Update your robots.txt
To allow Googlebot to access your Javascript and CSS files, add a specific User-agent for Googlebot, repeating the rules you already have, and adding the new "Allow" rules.
Allow: /*.js*
Allow: /*.css*
Allow: /misc/*.js
Allow: /modules/*.js
Allow: /modules/*.css
User-agent: *
# Directories
Disallow: /includes/
Disallow: /misc/
Disallow: /modules/
Disallow: /profiles/
Disallow: /scripts/
Disallow: /themes/
# Files
Disallow: /CHANGELOG.txt
Disallow: /cron.php
Disallow: /INSTALL.mysql.txt
Disallow: /INSTALL.pgsql.txt
Disallow: /INSTALL.sqlite.txt
Disallow: /install.php
Disallow: /INSTALL.txt
Disallow: /LICENSE.txt
Disallow: /MAINTAINERS.txt
Disallow: /update.php
Disallow: /UPGRADE.txt
Disallow: /xmlrpc.php
# Paths (clean URLs)
Disallow: /admin/
Disallow: /comment/reply/
Disallow: /filter/tips/
Disallow: /node/add/
Disallow: /search/
Disallow: /user/register/
Disallow: /user/password/
Disallow: /user/login/
Disallow: /user/logout/
# Paths (no clean URLs)
Disallow: /?q=admin/
Disallow: /?q=comment/reply/
Disallow: /?q=filter/tips/
Disallow: /?q=node/add/
Disallow: /?q=search/
Disallow: /?q=user/password/
Disallow: /?q=user/register/
Disallow: /?q=user/login/
Disallow: /?q=user/logout/
User-agent: Googlebot
# Directories
Disallow: /includes/
Disallow: /misc/
Disallow: /modules/
Disallow: /profiles/
Disallow: /scripts/
Disallow: /themes/
# Files
Disallow: /CHANGELOG.txt
Disallow: /cron.php
Disallow: /INSTALL.mysql.txt
Disallow: /INSTALL.pgsql.txt
Disallow: /INSTALL.sqlite.txt
Disallow: /install.php
Disallow: /INSTALL.txt
Disallow: /LICENSE.txt
Disallow: /MAINTAINERS.txt
Disallow: /update.php
Disallow: /UPGRADE.txt
Disallow: /xmlrpc.php
# Paths (clean URLs)
Disallow: /admin/
Disallow: /comment/reply/
Disallow: /filter/tips/
Disallow: /node/add/
Disallow: /search/
Disallow: /user/register/
Disallow: /user/password/
Disallow: /user/login/
Disallow: /user/logout/
# Paths (no clean URLs)
Disallow: /?q=admin/
Disallow: /?q=comment/reply/
Disallow: /?q=filter/tips/
Disallow: /?q=node/add/
Disallow: /?q=search/
Disallow: /?q=user/password/
Disallow: /?q=user/register/
Disallow: /?q=user/login/
Disallow: /?q=user/logout/
# ========================================= #
Allow: /*.js*
Allow: /*.css*
# the most specific rule based on the length of the [path] entry will trump the less specific (shorter) rule.
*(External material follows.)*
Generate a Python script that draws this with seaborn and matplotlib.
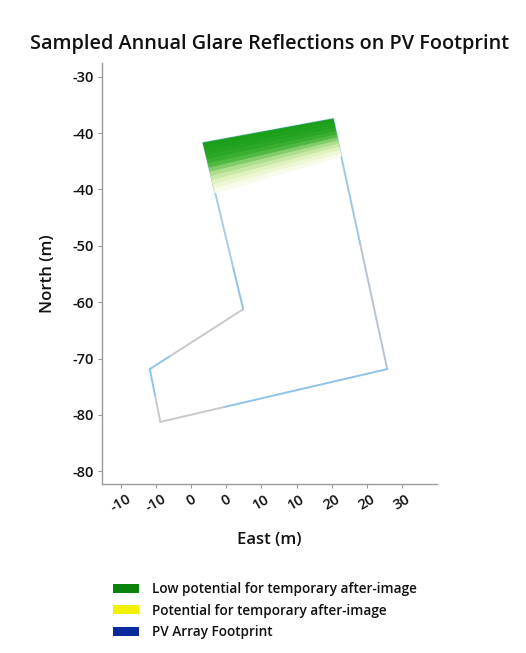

# The order of precedence for rules with wildcards is undefined
# https://developers.google.com/webmasters/control-crawl-index/docs/robots_txt
# Thanks to Marcel Jong and sunishabraham
Allow: /misc/*.js
Allow: /modules/*.js
Allow: /modules/*.css
# ========================================= #
http://jimbir.ch/sitemap.xml
Starting from the root of the site, /, the first * will take care of the path and file name. The second * will cover any versions or variables that come after the file.
Fetch and Verify
Once you have completed the changed and published to your production server, log into Google Search Console to verify.
- Under Crawl, select Fetch as Google
- Enter robots.txt in the URL box, and click Fetch and Render. Once the query finishes, click on the double arrows >> to verify it grabbed the correct file.
- If all is well, return to the page, and click the Fetch and Render button again to fetch the homepage. Click the double arrows >> to view the results.
If you need to exclude other files, update your robots.txt and start from the first step. If you want to test other pages, repeat step 3 until you are satisfied.
You may get a "Partial" result if you have external scripts, these are scripts that you are loading on your page from other websites or services. I can't think of a solution for that. I find it hard to believe that google will penalize you for not being able to allow them to index those also.
EDIT: David in the comments, and Lorenz by email let me know that there is an active issue on Drupal.org about this at https://www.drupal.org/node/2364343
EDIT 2: I am going to add the Wordpress code here for my convenience.
User-agent: *
Disallow: /wp-admin/
Disallow: /wp-includes/
Disallow: /wp-content/cache/
User-agent: Googlebot
Disallow: /wp-admin/
Allow: /*.js*
Allow: /*.css*
Allow: /wp-admin/admin-ajax.php*
Sitemap: http://www.example.com/sitemap_index.xml